Kumaraswamy’s most brutal attacks, however, were against Siddarmaiah. In an open letter addressed to the then CM, he had said: “I do not need lessons on secularism from a person like you, who has divided people for votes…Your frequent statements on defeating me in Ramanagaram smacks of revenge politics that you have cultivated to defeat others to grow in your life.”
Siddaramaiah, on his part, had asked minority communities to “beware of” the JD(S), which, he said, was likely to sidle up to the BJP for power.
Manifesto makes similar promises
Interestingly, the manifestos of both the Congress and the JD(S) focus on farmers’ issues, women’s welfare, and on developing Kannada language.
While the JD(S) offered a blanket loan waiver to farmers, weavers and artisans, the Congress talked of an agro-infrastructure corridor for farmers.
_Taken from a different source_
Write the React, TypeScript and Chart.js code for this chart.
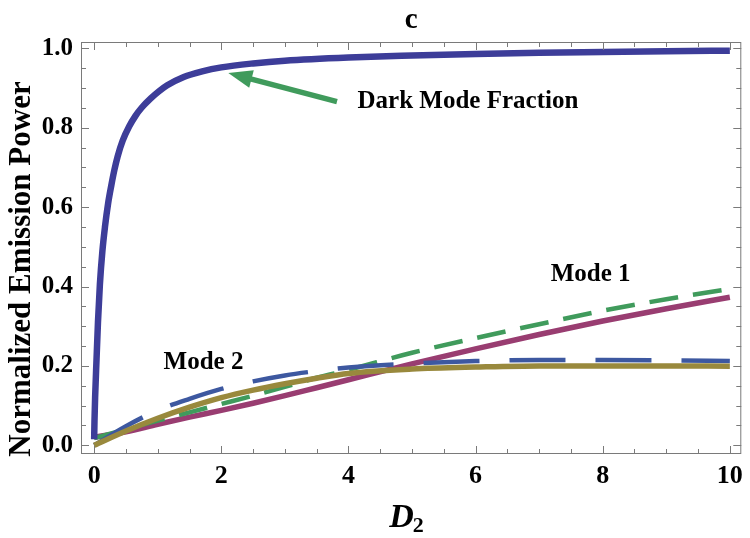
import React, { useEffect, useRef } from "react";
import { Chart, registerables } from "chart.js";

Chart.register(...registerables);

// ---------------- data ----------------
const xGrid = [0, 0.5, 1, 1.5, 2, 2.5, 3, 3.5, 4, 5, 6, 7, 8, 9, 10];

const darkX = [0, 0.005, 0.015, 0.037, 0.06, 0.09, 0.13, 0.17, 0.22, 0.27, 0.32, 0.37, 0.45, 0.55, 0.65, 0.75, 0.89, 1.02, 1.15, 1.41, 1.7, 2, 2.5, 3, 4, 5, 6, 7, 8, 9, 10];
const darkY = [0.015, 0.06, 0.12, 0.215, 0.31, 0.405, 0.49, 0.55, 0.61, 0.655, 0.695, 0.728, 0.768, 0.803, 0.83, 0.851, 0.874, 0.892, 0.907, 0.928, 0.942, 0.952, 0.962, 0.969, 0.977, 0.982, 0.986, 0.989, 0.991, 0.993, 0.994];

const mode1Y = [0.02, 0.034, 0.053, 0.071, 0.088, 0.106, 0.125, 0.145, 0.165, 0.205, 0.243, 0.279, 0.313, 0.344, 0.373];
const mode1DashY = [0.018, 0.04, 0.062, 0.083, 0.104, 0.125, 0.147, 0.17, 0.19, 0.233, 0.27, 0.305, 0.339, 0.368, 0.394];
const mode2DashY = [0, 0.048, 0.088, 0.117, 0.142, 0.161, 0.176, 0.187, 0.196, 0.206, 0.212, 0.215, 0.215, 0.214, 0.212];
const mode2Y = [0, 0.036, 0.068, 0.096, 0.12, 0.139, 0.155, 0.169, 0.181, 0.192, 0.197, 0.2, 0.2, 0.2, 0.199];

const xTickValues = [0, 2, 4, 6, 8, 10];
const yTickValues = [0, 0.2, 0.4, 0.6, 0.8, 1.0];
const xRange = [-0.207, 10.18];
const yRange = [-0.022, 1.016];

const titleText = "c";
const yTitle = "Normalized Emission Power";
const xTitleMain = "D";
const xTitleSub = "2";

const labels = [
  { text: "Dark Mode Fraction", x: 5.88, y: 0.866 },
  { text: "Mode 1", x: 7.81, y: 0.429 },
  { text: "Mode 2", x: 1.72, y: 0.208 },
];
const arrowFrom = { x: 3.82, y: 0.866 };
const arrowTo = { x: 2.11, y: 0.938 };

// ---------------- styles ----------------
const SERIF = '"Liberation Serif", "Times New Roman", serif';
const C_DARK = "rgb(61,61,153)";
const C_MODE1 = "rgb(153,61,113)";
const C_GREEN = "rgb(64,155,92)";
const C_BLUE = "rgb(61,88,160)";
const C_OLIVE = "rgb(153,137,61)";
const FRAME = "#7a7a7a";

const pts = (xs: number[], ys: number[]) => xs.map((x, i) => ({ x, y: ys[i] }));

const decorPlugin = {
  id: "decor",
  afterDatasetsDraw(chart: any) {
    const { ctx, chartArea, scales } = chart;
    const { left, right, top, bottom } = chartArea;
    const xs = scales.x;
    const ys = scales.y;
    ctx.save();
    // frame
    ctx.strokeStyle = FRAME;
    ctx.lineWidth = 1;
    ctx.strokeRect(left + 0.5, top + 0.5, right - left - 1, bottom - top - 1);
    // x ticks (inward, top and bottom)
    for (let i = 0; i <= 20; i++) {
      const v = i * 0.5;
      const major = i % 4 === 0;
      const len = major ? 8 : 5;
      const px = Math.round(xs.getPixelForValue(v)) + 0.5;
      ctx.beginPath();
      ctx.moveTo(px, bottom);
      ctx.lineTo(px, bottom - len);
      ctx.moveTo(px, top);
      ctx.lineTo(px, top + len);
      ctx.stroke();
    }
    // y ticks (inward, left and right)
    for (let i = 0; i <= 20; i++) {
      const v = i * 0.05;
      const major = i % 4 === 0;
      const len = major ? 8 : 5;
      const py = Math.round(ys.getPixelForValue(v)) + 0.5;
      ctx.beginPath();
      ctx.moveTo(left, py);
      ctx.lineTo(left + len, py);
      ctx.moveTo(right, py);
      ctx.lineTo(right - len, py);
      ctx.stroke();
    }

    // arrow
    const x0 = xs.getPixelForValue(arrowFrom.x);
    const y0 = ys.getPixelForValue(arrowFrom.y);
    const x1 = xs.getPixelForValue(arrowTo.x);
    const y1 = ys.getPixelForValue(arrowTo.y);
    const ang = Math.atan2(y1 - y0, x1 - x0);
    const headLen = 24;
    const headHalf = 9;
    const bx = x1 - headLen * Math.cos(ang);
    const by = y1 - headLen * Math.sin(ang);
    ctx.strokeStyle = C_GREEN;
    ctx.fillStyle = C_GREEN;
    ctx.lineWidth = 5.5;
    ctx.lineCap = "butt";
    ctx.beginPath();
    ctx.moveTo(x0, y0);
    ctx.lineTo(bx + 2 * Math.cos(ang), by + 2 * Math.sin(ang));
    ctx.stroke();
    ctx.beginPath();
    ctx.moveTo(x1, y1);
    ctx.lineTo(bx + headHalf * Math.sin(ang), by - headHalf * Math.cos(ang));
    ctx.lineTo(bx - headHalf * Math.sin(ang), by + headHalf * Math.cos(ang));
    ctx.closePath();
    ctx.fill();

    // annotations
    ctx.fillStyle = "#000";
    ctx.font = `bold 25px ${SERIF}`;
    ctx.textAlign = "center";
    ctx.textBaseline = "middle";
    for (const l of labels) {
      ctx.fillText(l.text, xs.getPixelForValue(l.x), ys.getPixelForValue(l.y));
    }

    // y axis title
    ctx.save();
    ctx.translate(22, (top + bottom) / 2 + 21);
    ctx.rotate(-Math.PI / 2);
    ctx.font = `bold 31px ${SERIF}`;
    ctx.textAlign = "center";
    ctx.textBaseline = "middle";
    ctx.fillText(yTitle, 0, 0);
    ctx.restore();

    // x axis title D_2
    const cx = (left + right) / 2;
    ctx.textAlign = "left";
    ctx.textBaseline = "alphabetic";
    ctx.font = `italic bold 34px ${SERIF}`;
    const dStart = cx - 22;
    ctx.fillText(xTitleMain, dStart, 527);
    const dW = ctx.measureText(xTitleMain).width;
    ctx.font = `bold 22px ${SERIF}`;
    ctx.fillText(xTitleSub, dStart + dW - 1, 532);

    ctx.restore();
  },
};

export default function App() {
  const ref = useRef<HTMLCanvasElement | null>(null);
  useEffect(() => {
    if (!ref.current) return;
    const common = {
      showLine: true,
      pointRadius: 0,
      pointHoverRadius: 0,
      fill: false,
      cubicInterpolationMode: "monotone" as const,
    };
    const chart = new Chart(ref.current, {
      type: "scatter",
      data: {
        datasets: [
          { ...common, label: "Dark Mode Fraction", data: pts(darkX, darkY), borderColor: C_DARK, borderWidth: 6.5 },
          { ...common, label: "Mode 2", data: pts(xGrid, mode2Y), borderColor: C_OLIVE, borderWidth: 5.5 },
          { ...common, label: "Mode 2 (dashed)", data: pts(xGrid, mode2DashY), borderColor: C_BLUE, borderWidth: 4.5, borderDash: [56, 30] },
          { ...common, label: "Mode 1 (dashed)", data: pts(xGrid, mode1DashY), borderColor: C_GREEN, borderWidth: 4.5, borderDash: [29, 15] },
          { ...common, label: "Mode 1", data: pts(xGrid, mode1Y), borderColor: C_MODE1, borderWidth: 5.5 },
        ],
      },
      options: {
        animation: false,
        responsive: false,
        maintainAspectRatio: false,
        layout: { padding: { left: 0, right: 2, top: 0, bottom: 0 } },
        plugins: {
          legend: { display: false },
          tooltip: { enabled: false },
          title: {
            display: true,
            text: titleText,
            fullSize: false,
            color: "#000",
            font: { family: SERIF, size: 29, weight: "bold", lineHeight: 1.2 },
            padding: { top: 3, bottom: 4.2 },
          },
        },
        scales: {
          x: {
            type: "linear",
            min: xRange[0],
            max: xRange[1],
            grid: { display: false, drawTicks: false },
            border: { display: false },
            afterFit: (s: any) => { s.height = 84; },
            afterBuildTicks: (s: any) => { s.ticks = xTickValues.map((v) => ({ value: v })); },
            ticks: {
              padding: 7,
              color: "#000",
              font: { family: SERIF, size: 26, weight: "bold" },
              maxRotation: 0,
              callback: (v: any) => String(v),
            },
          },
          y: {
            type: "linear",
            min: yRange[0],
            max: yRange[1],
            grid: { display: false, drawTicks: false },
            border: { display: false },
            afterFit: (s: any) => { s.width = 81; },
            afterBuildTicks: (s: any) => { s.ticks = yTickValues.map((v) => ({ value: v })); },
            ticks: {
              padding: 8,
              color: "#000",
              font: { family: SERIF, size: 25, weight: "bold" },
              callback: (v: any) => Number(v).toFixed(1),
            },
          },
        },
      },
      plugins: [decorPlugin],
    } as any);
    return () => chart.destroy();
  }, []);
  return (
    <div style={{ position: "absolute", left: 0, top: 0, width: 750, height: 538, background: "#fff" }}>
      <canvas ref={ref} width={750} height={538} style={{ display: "block" }} />
    </div>
  );
}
While its manifesto does not mention loan waivers, party president Rahul Gandhi has promised that at the national level if his party wins Lok Sabha polls 2019.
Kumaraswamy has a history of not keeping his word to the BJP, the Congress, and even the JD(S). Photo: PTI
The JD(S) has promised free education for girls in all courses, something the incumbent Congress government had cleared up to post-graduation level in its most recent state budget.
But one point in the JD(S) manifesto seems pointedly against Siddaramiah’s policies. It says: “Power of Lokaukta will be enhanced… ACB (anti-corruption bureau) will be abolished.
Siddaramaiah had been accused of weakening the Lokayukta and strengthening the ACB, which was directly under him.
History’s shadow on future
The Congress and the JD(S) have a history of tripping each other up politically, although the JD(S) has not done a very good job of keeping its word to the BJP either.
In 1996, Congress president Sitaram Kesari had withdrawn support to the Union government headed by Deve Gowda, causing it to fall in 10 months.
If the Congress-JD(S) bonhomie does not last, the biggest gainer will be the BJP. Photo: PTI
Siddaramiah had broken away from the JD(S) in 2006 because he opposed the promotion of Kumaraswamy.
The Congress and the JD(S) had once before formed the government in Karntaka, in 2004. However, that government collapsed in 2006 after Kumaraswamy, along with 42 MLAs, rebelled and threw in their lot with the BJP.
Kumaraswamy became the CM, but one year later, resigned after refusing to pass the CM’s chair to the BJP, which had been their original deal.
The Karnataka verdict, thus, highlights past deeds to its main political players – many of whom must now learn to become karma chameleons.